Why Is the Indian Rupee Falling Even as the Dollar Index (DXY) Drops?

# The trading theme revolves around Indian Rupee sliding to a new low of 90.43 against US dollar

The Big Question: Why Is the Indian Rupee Falling Even as the Dollar Index (DXY) Drops?

First the Re-cap: The INR hit a fresh lifetime low at 90.41, even as the King Dollar Index was dethroned to 98.95 from its peak at 110.

In theory, a weaker DXY should boost emerging-market currencies like the rupee.
In reality, domestic headwinds are overpowering global dollar softness — creating a rare divergence where the rupee weakens despite a falling dollar.

Well, here’s the right way to analyse it:
1) The Dollar Index Not Equal to USD/INR
Please note, DXY tracks the USD against a basket of developed-market currencies (EUR, JPY, GBP, etc.) — not against emerging markets.

So even if DXY falls, the USD may still strengthen against EM currencies when country-specific risks rise.

2) Heavy Dollar Demand in India Is Overpowering Global Trends. India is witnessing:
Strong dollar buying by importers (oil, electronics, commodities).
Corporates covering exposures ahead of year-end.
FPI outflows forcing custodians to buy dollars.
This domestic demand for USD keeps upward pressure on USD/INR no matter what DXY does.

3) Persistent FII Selling = A Big INR Headwind
Foreign investors have already pulled out ₹1.40 lakh crore YTD, creating sustained outflows.
More FII selling = More dollars repatriated = INR weakens
This alone can override a softening dollar globally.

4) RBI Intervention Has Likely Reduced / Turned Neutral
There are indications the RBI has stepped back slightly from aggressive intervention.
Less RBI support = INR left to market forces = Depreciation pressure intensifies.

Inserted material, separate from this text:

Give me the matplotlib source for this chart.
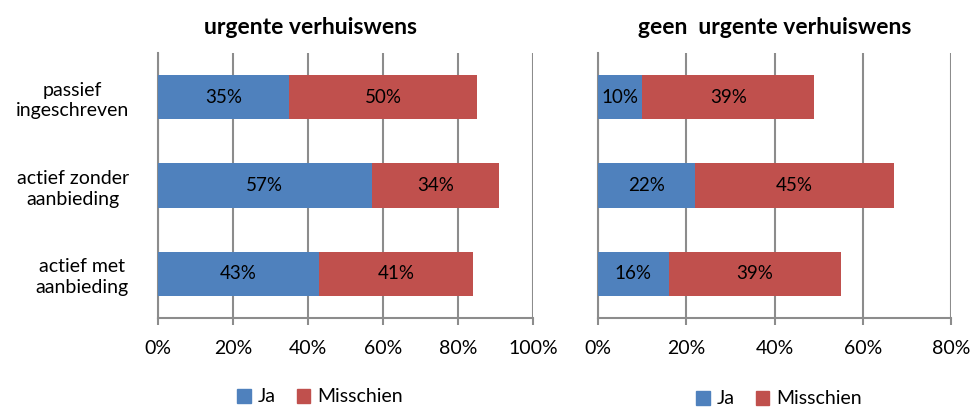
import matplotlib.pyplot as plt
from matplotlib.patches import Patch

categories = ['passief\ningeschreven', 'actief zonder\naanbieding', 'actief met\naanbieding']
urgent_ja = [35, 57, 43]
urgent_misschien = [50, 34, 41]
geen_ja = [10, 22, 16]
geen_misschien = [39, 45, 39]

BLUE = '#4F81BD'
RED = '#C0504D'
GRID = '#8C8C8C'
FONT = 'Lato'

plt.rcParams['font.family'] = [FONT, 'DejaVu Sans']

fig = plt.figure(figsize=(9.73, 4.09), dpi=100)
ax1 = fig.add_axes([158/973, 1 - 318/409, 375/973, 265/409])
ax2 = fig.add_axes([598/973, 1 - 318/409, 353/973, 265/409])


def draw(ax, ja, mis, xmax, show_labels):
    y = list(range(len(categories)))
    b1 = ax.barh(y, ja, height=0.5, color=BLUE, zorder=3)
    b2 = ax.barh(y, mis, left=ja, height=0.5, color=RED, zorder=3)
    for bars, vals in ((b1, ja), (b2, mis)):
        for rect, v in zip(bars, vals):
            ax.text(rect.get_x() + rect.get_width() / 2, rect.get_y() + rect.get_height() / 2,
                    '%d%%' % v, ha='center', va='center', fontsize=13.5, zorder=4)
    ax.set_xlim(0, xmax)
    ax.set_ylim(2.5, -0.5)
    ticks = list(range(0, xmax + 1, 20))
    ax.set_xticks(ticks)
    ax.set_xticklabels(['%d%%' % t for t in ticks], fontsize=14)
    ax.xaxis.grid(True, color=GRID, linewidth=1.5, zorder=0)
    ax.set_yticks(y)
    if show_labels:
        ax.set_yticklabels(categories, fontsize=14, multialignment='center',
                           linespacing=1.25)
    else:
        ax.set_yticklabels([])
    ax.tick_params(axis='y', length=0, pad=21)
    ax.tick_params(axis='x', length=5, width=1.5, color=GRID, pad=11)
    for s in ('top', 'right'):
        ax.spines[s].set_visible(False)
    for s in ('left', 'bottom'):
        ax.spines[s].set_color(GRID)
        ax.spines[s].set_linewidth(1.5)


draw(ax1, urgent_ja, urgent_misschien, 100, True)
draw(ax2, geen_ja, geen_misschien, 80, False)

fig.text(311/973, 1 - 28/409, 'urgente verhuiswens', ha='center', va='center',
         fontsize=16.5, fontweight='bold')
fig.text(775/973, 1 - 28/409, 'geen  urgente verhuiswens', ha='center', va='center',
         fontsize=16.5, fontweight='bold')

handles = [Patch(color=BLUE, label='Ja'), Patch(color=RED, label='Misschien')]
for cx, cy in ((320, 397), (779, 399)):
    fig.legend(handles=handles, loc='center', bbox_to_anchor=(cx/973, 1 - cy/409),
               ncol=2, frameon=False, fontsize=14, handlelength=0.7, handleheight=0.7,
               handletextpad=0.35, columnspacing=1.1, borderpad=0.1)

fig.savefig('out.png', dpi=100)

5) Rising Oil Prices and Geopolitical Risks Add Stress
Even mildly higher crude prices automatically increase India’s dollar outgo.
India is one of the world’s biggest crude importers, so oil sensitivity is high.

6) Domestic Macro Data Has Turned Soft
The recent drop in manufacturing PMI (9-month low) and concerns on growth have:
reduced foreign inflows, weakened the rupee’s appeal relative to peers.